* begin EXTRACTED DATA *
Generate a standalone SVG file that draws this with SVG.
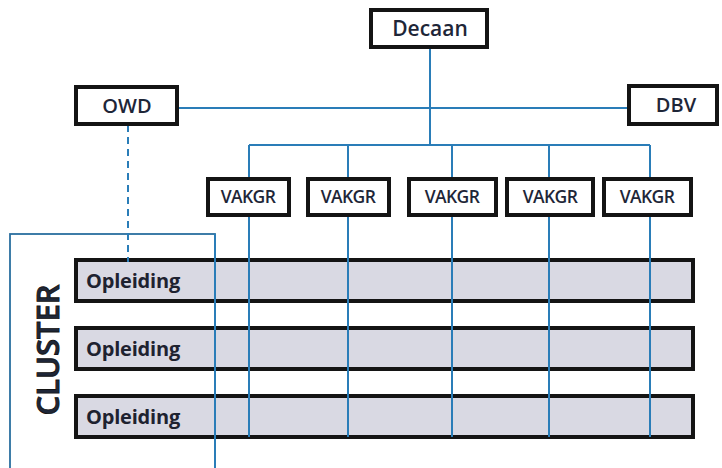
<svg xmlns="http://www.w3.org/2000/svg" width="722" height="468" viewBox="0 0 722 468">
<style>
.box{fill:#fff;stroke:#141414;stroke-width:4}
.bar{fill:#d9d9e3;stroke:#141414;stroke-width:4}
.ln{fill:none;stroke:#2a7db8;stroke-width:2}
.t{font-family:"Open Sans","Liberation Sans",sans-serif;font-weight:600;fill:#1e2638;text-anchor:middle}
.op{font-family:"Open Sans","Liberation Sans",sans-serif;font-weight:700;fill:#1e2230;font-size:20px;letter-spacing:-0.2px}
.vk{font-size:17.5px;letter-spacing:-0.6px}
</style>
<rect width="722" height="468" fill="#fff"/>
<g id="cluster">
<rect x="10" y="234" width="205" height="240" fill="none" stroke="#2a6f9f" stroke-width="1.8"/>
<text class="t" transform="translate(59,350) rotate(-90)" font-size="31" font-weight="700" fill="#141414" stroke="#141414" stroke-width="0.9">CLUSTER</text>
</g>
<g id="opleiding1"><rect class="bar" x="76" y="260" width="617" height="41"/><text class="op" x="86" y="288">Opleiding</text></g>
<g id="opleiding2"><rect class="bar" x="76" y="328" width="617" height="41"/><text class="op" x="86" y="356">Opleiding</text></g>
<g id="opleiding3"><rect class="bar" x="76" y="396" width="617" height="41"/><text class="op" x="86" y="424">Opleiding</text></g>
<g id="connectors">
<path class="ln" d="M430 48V145M178 108H630M249 145H650M249 145V437M348 145V437M452 145V437M549 145V437M650 145V437M215 234V468"/>
<path class="ln" d="M128 125V262" stroke-dasharray="7,5"/>
</g>
<g id="decaan"><rect class="box" x="371" y="10" width="116" height="37"/><text class="t" x="430" y="36" font-size="21">Decaan</text></g>
<g id="owd"><rect class="box" x="76" y="87" width="101" height="37"/><text class="t" x="127" y="113" font-size="20">OWD</text></g>
<g id="dbv"><rect class="box" x="629" y="86" width="88" height="38"/><text class="t" x="676" y="112" font-size="20">DBV</text></g>
<g id="vakgr1"><rect class="box" x="208" y="179" width="81" height="36"/><text class="t vk" x="248" y="203">VAKGR</text></g>
<g id="vakgr2"><rect class="box" x="308" y="179" width="81" height="36"/><text class="t vk" x="348" y="203">VAKGR</text></g>
<g id="vakgr3"><rect class="box" x="409" y="179" width="87" height="36"/><text class="t vk" x="452" y="203">VAKGR</text></g>
<g id="vakgr4"><rect class="box" x="507" y="179" width="86" height="36"/><text class="t vk" x="550" y="203">VAKGR</text></g>
<g id="vakgr5"><rect class="box" x="604" y="179" width="87" height="36"/><text class="t vk" x="647" y="203">VAKGR</text></g>
</svg>
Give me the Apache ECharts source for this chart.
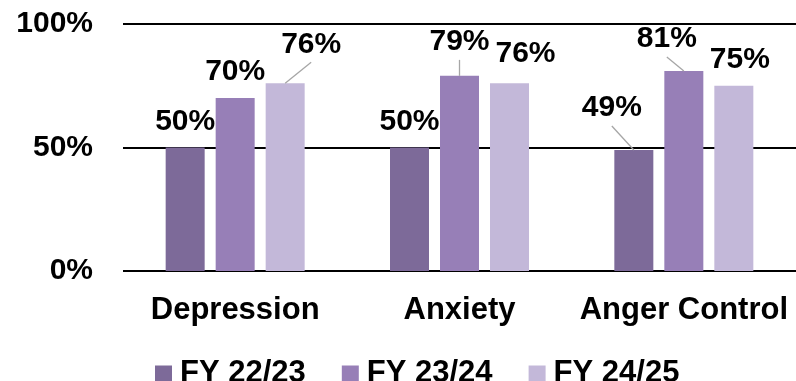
<!DOCTYPE html>
<html>
<head>
<meta charset="utf-8">
<script src="https://cdn.jsdelivr.net/npm/echarts@6/dist/echarts.min.js"></script>
<style>
  html, body { margin: 0; padding: 0; background: #fff; }
  #chart { width: 796px; height: 381px; }
</style>
</head>
<body>
<div id="chart"></div>
<script>
// Categories and yearly percentages
const categories = ['Depression', 'Anxiety', 'Anger Control'];
const seriesNames = ['FY 22/23', 'FY 23/24', 'FY 24/25'];
const fy2223 = [50, 50, 49];
const fy2324 = [70, 79, 81];
const fy2425 = [76, 76, 75];
const yTicks = [0, 50, 100];

const values = [fy2223, fy2324, fy2425];
const colors = ['#7d6a99', '#977fb7', '#c3b8d9'];

// Bar geometry inside each category group
const BAR_W = 39;
const BAR_GAP = 11;

// Manual nudges for labels that would otherwise collide: [series][category] -> [dx, dy, leader]
const labelNudge = [
  [[0, 0, false], [0, 0, false], [-22, -16, true]],
  [[0, 0, false], [0, -8, true], [-17, -6, true]],
  [[26, -13, true], [16, -4, false], [6, 0, false]]
];

const FONT = '"Liberation Sans", Arial, sans-serif';
const LABEL_DIST = 11;

const chart = echarts.init(document.getElementById('chart'), null, { renderer: 'canvas' });

const barSeries = values.map((vals, s) => ({
  name: seriesNames[s],
  type: 'bar',
  data: vals,
  barWidth: BAR_W,
  barGap: (BAR_GAP / BAR_W * 100) + '%',
  itemStyle: { color: colors[s] },
  label: {
    show: true,
    position: 'top',
    distance: LABEL_DIST,
    formatter: '{c}%',
    fontFamily: FONT,
    fontWeight: 'bold',
    fontSize: 30,
    color: '#000'
  },
  labelLayout: (params) => {
    const n = labelNudge[s][params.dataIndex];
    return { dx: n[0], dy: n[1] };
  }
}));

// Leader lines joining the nudged labels to their bar tops
const leaderData = [];
values.forEach((vals, s) => {
  vals.forEach((v, c) => {
    const n = labelNudge[s][c];
    if (n[2]) leaderData.push([c, v, s, n[0], n[1]]);
  });
});

const leaderSeries = {
  type: 'custom',
  silent: true,
  z: 5,
  data: leaderData,
  renderItem: (params, api) => {
    const top = api.coord([api.value(0), api.value(1)]);
    const offset = (api.value(2) - 1) * (BAR_W + BAR_GAP);
    const bx = top[0] + offset;
    const by = top[1];
    return {
      type: 'line',
      shape: {
        x1: bx + api.value(3),
        y1: by - LABEL_DIST + 3 + api.value(4),
        x2: bx,
        y2: by
      },
      style: { stroke: '#a6a6a6', lineWidth: 1.3 }
    };
  }
};

chart.setOption({
  animation: false,
  backgroundColor: '#fff',
  color: colors,
  grid: { left: 123, right: -5, top: 24, bottom: 110, containLabel: false },
  legend: {
    data: seriesNames,
    left: 150,
    top: 353,
    icon: 'rect',
    itemWidth: 17,
    itemHeight: 16,
    itemGap: 36,
    textStyle: {
      fontFamily: FONT,
      fontWeight: 'bold',
      fontSize: 31,
      color: '#000',
      padding: [0, 0, 0, 3]
    }
  },
  xAxis: {
    type: 'category',
    data: categories,
    axisLine: { show: false },
    axisTick: { show: false },
    axisLabel: {
      interval: 0,
      margin: 24,
      fontFamily: FONT,
      fontWeight: 'bold',
      fontSize: 31,
      color: '#000'
    }
  },
  yAxis: {
    type: 'value',
    min: yTicks[0],
    max: yTicks[yTicks.length - 1],
    interval: yTicks[1] - yTicks[0],
    axisLine: { show: false },
    axisTick: { show: false },
    splitLine: { lineStyle: { color: '#000', width: 2 } },
    axisLabel: {
      margin: 30,
      formatter: '{value}%',
      fontFamily: FONT,
      fontWeight: 'bold',
      fontSize: 30,
      color: '#000'
    }
  },
  series: barSeries.concat([leaderSeries])
});
</script>
</body>
</html>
* end EXTRACTED DATA *
Reproduce every entry word for word, but omit the pictures.

__SOLUTION TO THIS TASK__
Generate a standalone SVG file that draws this with SVG.
<svg xmlns="http://www.w3.org/2000/svg" width="722" height="468" viewBox="0 0 722 468">
<style>
.box{fill:#fff;stroke:#141414;stroke-width:4}
.bar{fill:#d9d9e3;stroke:#141414;stroke-width:4}
.ln{fill:none;stroke:#2a7db8;stroke-width:2}
.t{font-family:"Open Sans","Liberation Sans",sans-serif;font-weight:600;fill:#1e2638;text-anchor:middle}
.op{font-family:"Open Sans","Liberation Sans",sans-serif;font-weight:700;fill:#1e2230;font-size:20px;letter-spacing:-0.2px}
.vk{font-size:17.5px;letter-spacing:-0.6px}
</style>
<rect width="722" height="468" fill="#fff"/>
<g id="cluster">
<rect x="10" y="234" width="205" height="240" fill="none" stroke="#2a6f9f" stroke-width="1.8"/>
<text class="t" transform="translate(59,350) rotate(-90)" font-size="31" font-weight="700" fill="#141414" stroke="#141414" stroke-width="0.9">CLUSTER</text>
</g>
<g id="opleiding1"><rect class="bar" x="76" y="260" width="617" height="41"/><text class="op" x="86" y="288">Opleiding</text></g>
<g id="opleiding2"><rect class="bar" x="76" y="328" width="617" height="41"/><text class="op" x="86" y="356">Opleiding</text></g>
<g id="opleiding3"><rect class="bar" x="76" y="396" width="617" height="41"/><text class="op" x="86" y="424">Opleiding</text></g>
<g id="connectors">
<path class="ln" d="M430 48V145M178 108H630M249 145H650M249 145V437M348 145V437M452 145V437M549 145V437M650 145V437M215 234V468"/>
<path class="ln" d="M128 125V262" stroke-dasharray="7,5"/>
</g>
<g id="decaan"><rect class="box" x="371" y="10" width="116" height="37"/><text class="t" x="430" y="36" font-size="21">Decaan</text></g>
<g id="owd"><rect class="box" x="76" y="87" width="101" height="37"/><text class="t" x="127" y="113" font-size="20">OWD</text></g>
<g id="dbv"><rect class="box" x="629" y="86" width="88" height="38"/><text class="t" x="676" y="112" font-size="20">DBV</text></g>
<g id="vakgr1"><rect class="box" x="208" y="179" width="81" height="36"/><text class="t vk" x="248" y="203">VAKGR</text></g>
<g id="vakgr2"><rect class="box" x="308" y="179" width="81" height="36"/><text class="t vk" x="348" y="203">VAKGR</text></g>
<g id="vakgr3"><rect class="box" x="409" y="179" width="87" height="36"/><text class="t vk" x="452" y="203">VAKGR</text></g>
<g id="vakgr4"><rect class="box" x="507" y="179" width="86" height="36"/><text class="t vk" x="550" y="203">VAKGR</text></g>
<g id="vakgr5"><rect class="box" x="604" y="179" width="87" height="36"/><text class="t vk" x="647" y="203">VAKGR</text></g>
</svg>
Give me the Apache ECharts source for this chart.
<!DOCTYPE html>
<html>
<head>
<meta charset="utf-8">
<script src="https://cdn.jsdelivr.net/npm/echarts@6/dist/echarts.min.js"></script>
<style>
  html, body { margin: 0; padding: 0; background: #fff; }
  #chart { width: 796px; height: 381px; }
</style>
</head>
<body>
<div id="chart"></div>
<script>
// Categories and yearly percentages
const categories = ['Depression', 'Anxiety', 'Anger Control'];
const seriesNames = ['FY 22/23', 'FY 23/24', 'FY 24/25'];
const fy2223 = [50, 50, 49];
const fy2324 = [70, 79, 81];
const fy2425 = [76, 76, 75];
const yTicks = [0, 50, 100];

const values = [fy2223, fy2324, fy2425];
const colors = ['#7d6a99', '#977fb7', '#c3b8d9'];

// Bar geometry inside each category group
const BAR_W = 39;
const BAR_GAP = 11;

// Manual nudges for labels that would otherwise collide: [series][category] -> [dx, dy, leader]
const labelNudge = [
  [[0, 0, false], [0, 0, false], [-22, -16, true]],
  [[0, 0, false], [0, -8, true], [-17, -6, true]],
  [[26, -13, true], [16, -4, false], [6, 0, false]]
];

const FONT = '"Liberation Sans", Arial, sans-serif';
const LABEL_DIST = 11;

const chart = echarts.init(document.getElementById('chart'), null, { renderer: 'canvas' });

const barSeries = values.map((vals, s) => ({
  name: seriesNames[s],
  type: 'bar',
  data: vals,
  barWidth: BAR_W,
  barGap: (BAR_GAP / BAR_W * 100) + '%',
  itemStyle: { color: colors[s] },
  label: {
    show: true,
    position: 'top',
    distance: LABEL_DIST,
    formatter: '{c}%',
    fontFamily: FONT,
    fontWeight: 'bold',
    fontSize: 30,
    color: '#000'
  },
  labelLayout: (params) => {
    const n = labelNudge[s][params.dataIndex];
    return { dx: n[0], dy: n[1] };
  }
}));

// Leader lines joining the nudged labels to their bar tops
const leaderData = [];
values.forEach((vals, s) => {
  vals.forEach((v, c) => {
    const n = labelNudge[s][c];
    if (n[2]) leaderData.push([c, v, s, n[0], n[1]]);
  });
});

const leaderSeries = {
  type: 'custom',
  silent: true,
  z: 5,
  data: leaderData,
  renderItem: (params, api) => {
    const top = api.coord([api.value(0), api.value(1)]);
    const offset = (api.value(2) - 1) * (BAR_W + BAR_GAP);
    const bx = top[0] + offset;
    const by = top[1];
    return {
      type: 'line',
      shape: {
        x1: bx + api.value(3),
        y1: by - LABEL_DIST + 3 + api.value(4),
        x2: bx,
        y2: by
      },
      style: { stroke: '#a6a6a6', lineWidth: 1.3 }
    };
  }
};

chart.setOption({
  animation: false,
  backgroundColor: '#fff',
  color: colors,
  grid: { left: 123, right: -5, top: 24, bottom: 110, containLabel: false },
  legend: {
    data: seriesNames,
    left: 150,
    top: 353,
    icon: 'rect',
    itemWidth: 17,
    itemHeight: 16,
    itemGap: 36,
    textStyle: {
      fontFamily: FONT,
      fontWeight: 'bold',
      fontSize: 31,
      color: '#000',
      padding: [0, 0, 0, 3]
    }
  },
  xAxis: {
    type: 'category',
    data: categories,
    axisLine: { show: false },
    axisTick: { show: false },
    axisLabel: {
      interval: 0,
      margin: 24,
      fontFamily: FONT,
      fontWeight: 'bold',
      fontSize: 31,
      color: '#000'
    }
  },
  yAxis: {
    type: 'value',
    min: yTicks[0],
    max: yTicks[yTicks.length - 1],
    interval: yTicks[1] - yTicks[0],
    axisLine: { show: false },
    axisTick: { show: false },
    splitLine: { lineStyle: { color: '#000', width: 2 } },
    axisLabel: {
      margin: 30,
      formatter: '{value}%',
      fontFamily: FONT,
      fontWeight: 'bold',
      fontSize: 30,
      color: '#000'
    }
  },
  series: barSeries.concat([leaderSeries])
});
</script>
</body>
</html>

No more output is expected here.